The criticisms focus on Obama’s new policy. “At a time when the Obama administration is holding out the red carpet for Havana, the Cuban government refuses to be open and transparent with the Congress,” Michel McCaul complained several weeks ago after seeing an attempted trip to the island foiled.

The Cuban government denied visas to some of the legislators – Katko among them – who hoped to conduct a review of the security measures in the Cuban airports themselves.

This group, that now wishes to block the flights, has expressed its preoccupation with the lack of full body scanners in the Cuban airports. These are devices that can detect non-metallic bombs, which are used in some airports, despite the controversy that they have caused due to exposing the nudity of those people scanned.

“We still do not know if Cuba has the full body scanners and adequate explosive detection systems. If they have the technology to detect false passports or documents, or even how the aviation workers are examined and if they will let Federal Air Marshalls fly on commercial flights to Cuba” John Katko said in a press release.

On the matter, Neffenger, without specifying how Cuba met the US standards, responded that “there are a mountain of ways to effectively detect people (…) as you know, even in our own country we have airports in which we only use walk-through metal detectors. We do not have full body scanners but we use other methods to make up for this”.

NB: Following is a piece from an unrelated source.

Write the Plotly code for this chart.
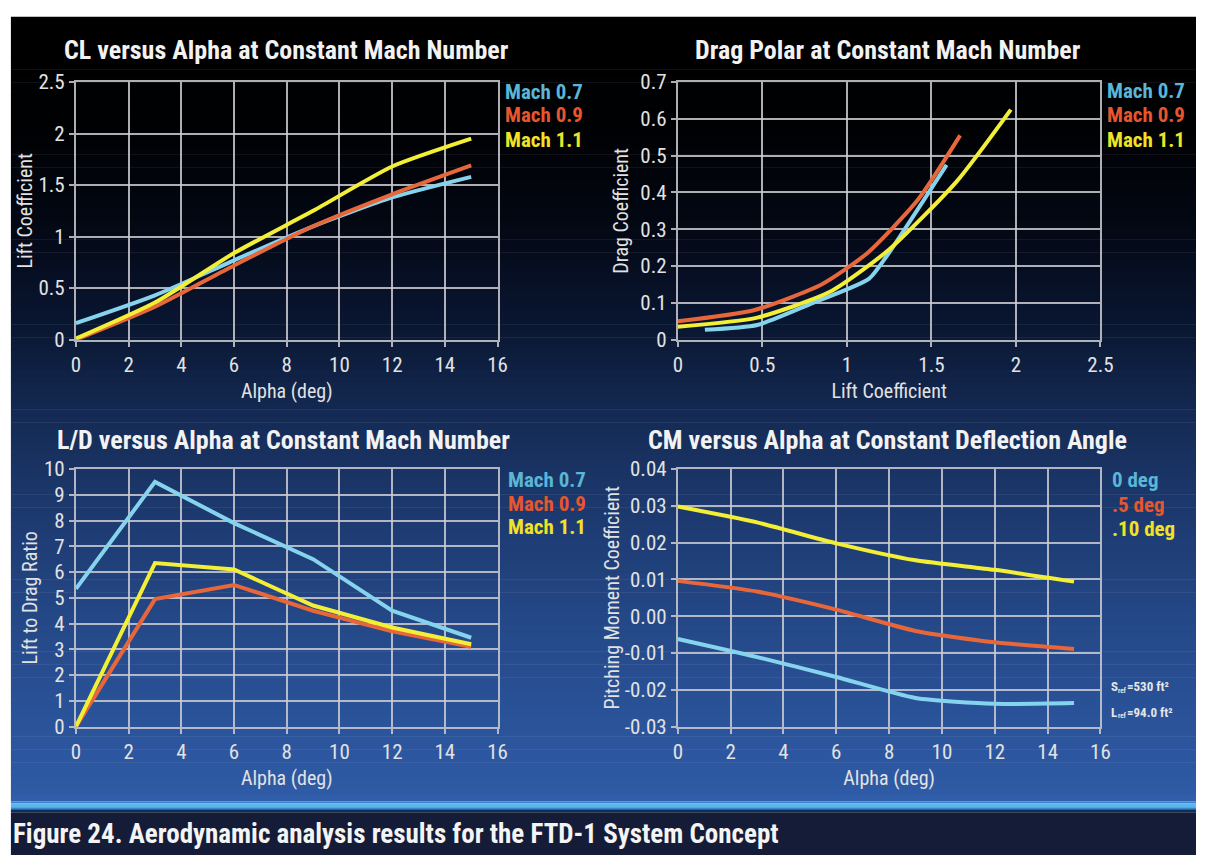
import plotly.graph_objects as go

W, H = 1209, 867

# ---- data -------------------------------------------------------------
alpha = [0, 3, 6, 9, 12, 15]

# lift coefficient vs alpha
cl_mach07 = [0.16, 0.43, 0.77, 1.10, 1.38, 1.58]
cl_mach09 = [0.00, 0.32, 0.72, 1.10, 1.41, 1.69]
cl_mach11 = [0.01, 0.36, 0.84, 1.25, 1.68, 1.95]

# drag polar (lift coefficient, drag coefficient)
polar_cl_mach07 = [0.16, 0.47, 0.80, 1.13, 1.24, 1.59]
polar_cd_mach07 = [0.027, 0.040, 0.100, 0.165, 0.230, 0.475]
polar_cl_mach09 = [0.00, 0.45, 0.85, 1.12, 1.42, 1.67]
polar_cd_mach09 = [0.050, 0.080, 0.150, 0.235, 0.380, 0.555]
polar_cl_mach11 = [0.00, 0.47, 0.90, 1.25, 1.65, 1.97]
polar_cd_mach11 = [0.035, 0.060, 0.130, 0.245, 0.430, 0.625]

# lift-to-drag ratio vs alpha
ld_mach07 = [5.35, 9.50, 7.90, 6.50, 4.50, 3.45]
ld_mach09 = [0.00, 4.95, 5.50, 4.50, 3.70, 3.10]
ld_mach11 = [0.00, 6.35, 6.10, 4.70, 3.85, 3.20]

# pitching moment vs alpha at fixed deflection
cm_def0 = [-0.0062, -0.0111, -0.0165, -0.0222, -0.0238, -0.0236]
cm_def5 = [0.0096, 0.0067, 0.0018, -0.0040, -0.0071, -0.0089]
cm_def10 = [0.0298, 0.0255, 0.0198, 0.0152, 0.0126, 0.0094]

# pitching-moment axis ticks (plain hyphen for negatives)
cm_tickvals = [-0.03, -0.02, -0.01, 0.0, 0.01, 0.02, 0.03, 0.04]
cm_ticktext = ["-0.03", "-0.02", "-0.01", "0.00", "0.01", "0.02", "0.03", "0.04"]

mach_labels = ["Mach 0.7", "Mach 0.9", "Mach 1.1"]
deflection_labels = ["0 deg", ".5 deg", ".10 deg"]

# ---- styling ----------------------------------------------------------
COND = "Roboto Condensed, DejaVu Sans Condensed, Liberation Sans Narrow, Arial Narrow, Roboto, sans-serif"
LINE_COLORS = ["#86d3ee", "#e8673a", "#f3ee36"]
LABEL_COLORS = ["#5ab6d6", "#e7562c", "#f1e228"]
GRID = "rgba(205,205,210,0.85)"
TICK_TXT = "#e2e2e2"


def fx(x):
    return x / W


def fy(y):
    return 1 - y / H


fig = go.Figure()

# ---- background: vertical gradient, light stripe and caption bar -------
stops = [
    (5, (0, 0, 0)), (120, (0, 1, 3)), (220, (3, 8, 20)), (330, (10, 24, 52)),
    (420, (21, 43, 86)), (520, (29, 58, 112)), (650, (38, 75, 140)),
    (800, (46, 90, 165)), (812, (50, 96, 172)),
]


def grad_color(y):
    for (y0, c0), (y1, c1) in zip(stops[:-1], stops[1:]):
        if y0 <= y <= y1:
            t = (y - y0) / (y1 - y0)
            return "rgb(%d,%d,%d)" % tuple(round(a + (b - a) * t) for a, b in zip(c0, c1))
    return "rgb(%d,%d,%d)" % stops[-1][1]


shapes = []
n_bands = 120
top, bottom = 5, 812
step = (bottom - top) / n_bands
for i in range(n_bands):
    y0 = top + i * step
    y1 = y0 + step + 0.6
    shapes.append(dict(type="rect", xref="paper", yref="paper", layer="below",
                       x0=fx(6), x1=1, y0=fy(min(y1, bottom)), y1=fy(y0),
                       fillcolor=grad_color(y0 + step / 2), line=dict(width=0)))

stripe = [(812, 814, "rgb(58,128,200)"), (814, 818, "rgb(92,182,236)"),
          (818, 820, "rgb(55,135,205)"), (820, 823, "rgb(18,44,90)")]
for y0, y1, c in stripe:
    shapes.append(dict(type="rect", xref="paper", yref="paper", layer="below",
                       x0=fx(6), x1=1, y0=fy(y1), y1=fy(y0),
                       fillcolor=c, line=dict(width=0)))
shapes.append(dict(type="rect", xref="paper", yref="paper", layer="below",
                   x0=fx(6), x1=1, y0=0, y1=fy(823),
                   fillcolor="rgb(21,28,56)", line=dict(width=0)))

# ---- traces -----------------------------------------------------------
def add_lines(xs_list, ys_list, xa, ya, shape):
    for xs, ys, col in zip(xs_list, ys_list, LINE_COLORS):
        line = dict(color=col, width=4, shape=shape)
        if shape == "spline":
            line["smoothing"] = 0.6
        fig.add_trace(go.Scatter(x=xs, y=ys, mode="lines", line=line,
                                 xaxis=xa, yaxis=ya, showlegend=False,
                                 hoverinfo="x+y"))


add_lines([alpha] * 3, [cl_mach07, cl_mach09, cl_mach11], "x", "y", "spline")
add_lines([polar_cl_mach07, polar_cl_mach09, polar_cl_mach11],
          [polar_cd_mach07, polar_cd_mach09, polar_cd_mach11], "x2", "y2", "spline")
add_lines([alpha] * 3, [ld_mach07, ld_mach09, ld_mach11], "x3", "y3", "linear")
add_lines([alpha] * 3, [cm_def0, cm_def5, cm_def10], "x4", "y4", "spline")

# ---- axes ---------------------------------------------------------------
def axis(domain, rng, dtick, anchor, title, standoff, **extra):
    d = dict(domain=domain, range=rng, dtick=dtick, tick0=rng[0], anchor=anchor,
             showgrid=True, gridcolor=GRID, gridwidth=2, zeroline=False,
             showline=True, mirror=True, linecolor=GRID, linewidth=2,
             ticks="outside", ticklen=5, tickwidth=2, tickcolor=GRID,
             tickfont=dict(family=COND, size=21, color=TICK_TXT), fixedrange=True,
             title=dict(text=title, standoff=standoff,
                        font=dict(family=COND, size=20, color=TICK_TXT)))
    d.update(extra)
    return d


left_x = [fx(72), fx(500)]
right_x = [fx(683), fx(1112)]
top_y = [fy(337), fy(72)]
bot_y = [fy(735), fy(470)]

fig.update_layout(
    xaxis=axis(left_x, [0, 16], 2, "y", "Alpha (deg)", 8),
    yaxis=axis(top_y, [0, 2.5], 0.5, "x", "Lift Coefficient", 0),
    xaxis2=axis(right_x, [0, 2.5], 0.5, "y2", "Lift Coefficient", 8),
    yaxis2=axis(top_y, [0, 0.7], 0.1, "x2", "Drag Coefficient", 6),
    xaxis3=axis(left_x, [0, 16], 2, "y3", "Alpha (deg)", 8),
    yaxis3=axis(bot_y, [0, 10], 1, "x3", "Lift to Drag Ratio", 1),
    xaxis4=axis(right_x, [0, 16], 2, "y4", "Alpha (deg)", 8),
    yaxis4=axis(bot_y, [-0.03, 0.04], 0.01, "x4", "Pitching Moment Coefficient", 0,
                tickmode="array", tickvals=cm_tickvals, ticktext=cm_ticktext),
)

# ---- text -------------------------------------------------------------
ann = []


def text(x, y, s, size, color="#f2f2f2", bold=False, xanchor="center"):
    ann.append(dict(x=fx(x), y=fy(y), xref="paper", yref="paper", showarrow=False,
                    text=("<b>%s</b>" % s) if bold else s,
                    xanchor=xanchor, yanchor="middle",
                    font=dict(family=COND, size=size, color=color)))


# panel titles
text(286, 39, "CL versus Alpha at Constant Mach Number", 26, bold=True)
text(896, 39, "Drag Polar at Constant Mach Number", 26, bold=True)
text(283, 440, "L/D versus Alpha at Constant Mach Number", 26, bold=True)
text(896, 440, "CM versus Alpha at Constant Deflection Angle", 26, bold=True)

# series labels
for lx, ys, labels in [(506, [82, 106, 132], mach_labels),
                       (1117, [81, 106, 132], mach_labels),
                       (509, [481, 506, 530], mach_labels),
                       (1122, [481, 507, 532], deflection_labels)]:
    for yy, lab, col in zip(ys, labels, LABEL_COLORS):
        text(lx, yy, lab, 21, col, bold=True, xanchor="left")

# reference area and length (symbol, small "ref" subscript, value)
REF_TXT = "#e6e6e6"
for yy, sym, val in [(694, "S", "=530 ft²"), (720, "L", "=94.0 ft²")]:
    text(1121, yy, sym, 13, REF_TXT, bold=True, xanchor="left")
    text(1128, yy + 4, "ref", 7, REF_TXT, bold=True, xanchor="left")
    text(1137, yy, val, 13, REF_TXT, bold=True, xanchor="left")

# caption
text(6, 845, "Figure 24. Aerodynamic analysis results for the FTD-1 System Concept",
     27, "#f4f4f4", bold=True, xanchor="left")

fig.update_layout(
    width=W, height=H, margin=dict(l=0, r=0, t=0, b=0),
    paper_bgcolor="white", plot_bgcolor="rgba(0,0,0,0)",
    shapes=shapes, annotations=ann, showlegend=False,
)

fig.write_html("out.html")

Over a number of decades charter flights have been carrying passengers to and from the island, 90 miles from Florida. There has never been a registered attack or violent action.

Josefina Vidal answered OnCuba via Twitter that there has been an exchange on aviation safety for 15 years between the two countries, “as part of which the TSA has visited the Cuban airports that receive charter flights from the United States every seven years; and vice versa: the Institute of Civil Aeronautics of Cuba visit airports where flights to Cuba. In addition, the authorities in both countries have considered the security conditions of the respective airports and charters from the United States that have been flying to Cuba for over 37 years without having absolutely been no security incident to be adequate. ”

The Cuban diplomat asked “Does this campaign about the supposed lack of security of the Cuban airports that is now being discussed, with more and more support, have something to do with the elimination of restrictions of travel to Cuba?”

Annually Cuba receives over 3 million visitors from all the continents that come and leave the country via plane through the air terminals distributed thought the island.